In other words, the curve relating length of time exercising (up to six hours a day) to amount eaten was shaped like a check mark, with the minimum at one hour of exercise a day. The poor rats forced to exercise more than six hours a day lost weight because they were too tired to eat.

So here's some advice for rats. Exercise from one to six hours a day and your appetite will lead you to eat what evolution has found to be the optimum amount of food, which presumably leads to optimum longevity. However, note that if you are a lazy rat (less than one hour a day on the wheel) and want to lose weight so that you weigh the same as the exercising rats, you will always be hungry. This is also true if an experimenter restricts your diet and doesn't provide exercise facilities for you. This might get your weight and longevity into the normal range, but provides no useful data for those interested in having optimal weight and an enjoyable and long life. These data also suggest why studies have shown that rats kept in cages which provide no exercise facilities live longer if their access to food is restricted, and suggests that this might not apply to rats which exercise for an hour a day or more.

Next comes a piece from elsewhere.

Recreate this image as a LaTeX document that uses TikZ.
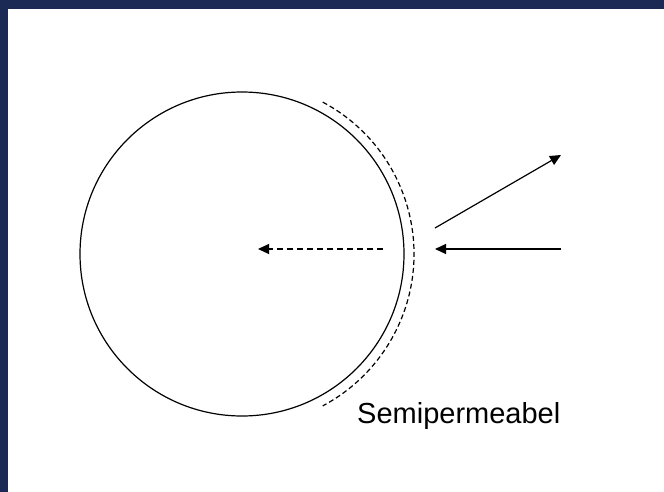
\documentclass[tikz,border=0pt]{standalone}
\usepackage{fontspec}
\setmainfont{Liberation Sans}
\usetikzlibrary{arrows.meta}
\definecolor{slidebg}{RGB}{27,42,84}

\begin{document}
\begin{tikzpicture}[x=1pt,y=-1pt,>={Triangle[length=11pt,width=10pt]}]
  \fill[slidebg] (0,0) rectangle (664,492); \fill[white] (8,9) rectangle (664,492);
  \node[draw,circle,minimum size=324pt,inner sep=0pt,line width=1.2pt] (cell) at (242,254) {};
  \draw[dash pattern=on 5pt off 3pt,line width=1.2pt] (cell.center) ++(-62:172) arc[start angle=-62,end angle=62,radius=172];
  \coordinate (inS) at (561,249); \coordinate (inE) at (435,249); \coordinate (reS) at (435,228); \coordinate (reE) at (561,155);
  \coordinate (thS) at (383,249); \coordinate (thE) at (258,249);
  \draw[->,line width=1.2pt] (inS) -- (inE); \draw[->,line width=1.2pt] (reS) -- (reE);
  \draw[->,dash pattern=on 6pt off 4pt,line width=1.2pt] (thS) -- (thE);
  \node[anchor=base west,inner sep=0pt,font=\fontsize{29}{34}\selectfont] (membrane) at (357,423) {Semipermeabel};
\end{tikzpicture}
\end{document}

People are more variable and less controllable than laboratory rats, but Dr. Mayer found a way to duplicate part of his curves with people. He found an Indian railway construction site which employed a variety of workers whose work required the expenditure of different amounts of calories, and who brought their food with them to the work site, so that he could estimate their caloric intake.

He was able to duplicate the beginning of the rat curve, but none of the Indian workers worked so hard that he failed to eat enough to maintain his body weight. Sedentary workers and workers in the groups performing light work ate amounts inversely related to their dietary needs, and like rats exercising less than an hour a day had body weights which were inversely related to the amount of work they did and directly proportional to their caloric intake. However, for all workers in six groups which expended larger amounts of energy, caloric intake was proportional to caloric needs and body weight was a constant value independent of caloric intake (This study was made before BMI was used for such studies. However, the groups seem to have been large enough to minimize errors owing to height differences.) Note that these workers, like the experimental rats, ate as much as they wanted to eat.

So there's your answer. Expend as much energy as an Indian railway mechanic and eat as much as you want to eat and you will maintain the body weight which evolution has found to be optimum – the body weight associated with maximum longevity. The only caveat is to avoid foods which have been artificially processed in the sense of nutritive value having been divorced from palatability.

But wait! Suppose you can't get a job on an Indian railway project. There's other evidence which suggests that the minimum exercise amount to get you on the upward curving portion of the curve is twenty minutes of hard-breathing heart-thumping exercise at least three times a week. This is called aerobic exercise to distinguish it from anaerobic exercise, which is so intense that it can't be carried out for more than minutes at a time. Longer periods of exercise are better, but their effect on appetite will simply be to make you want to consume more calories to replace the ones you worked off. I don't think that I have to warn you not to exercise so much that you're too tired to eat. And the right question is, of course, "How much should I exercise to maintain an optimal body weight?"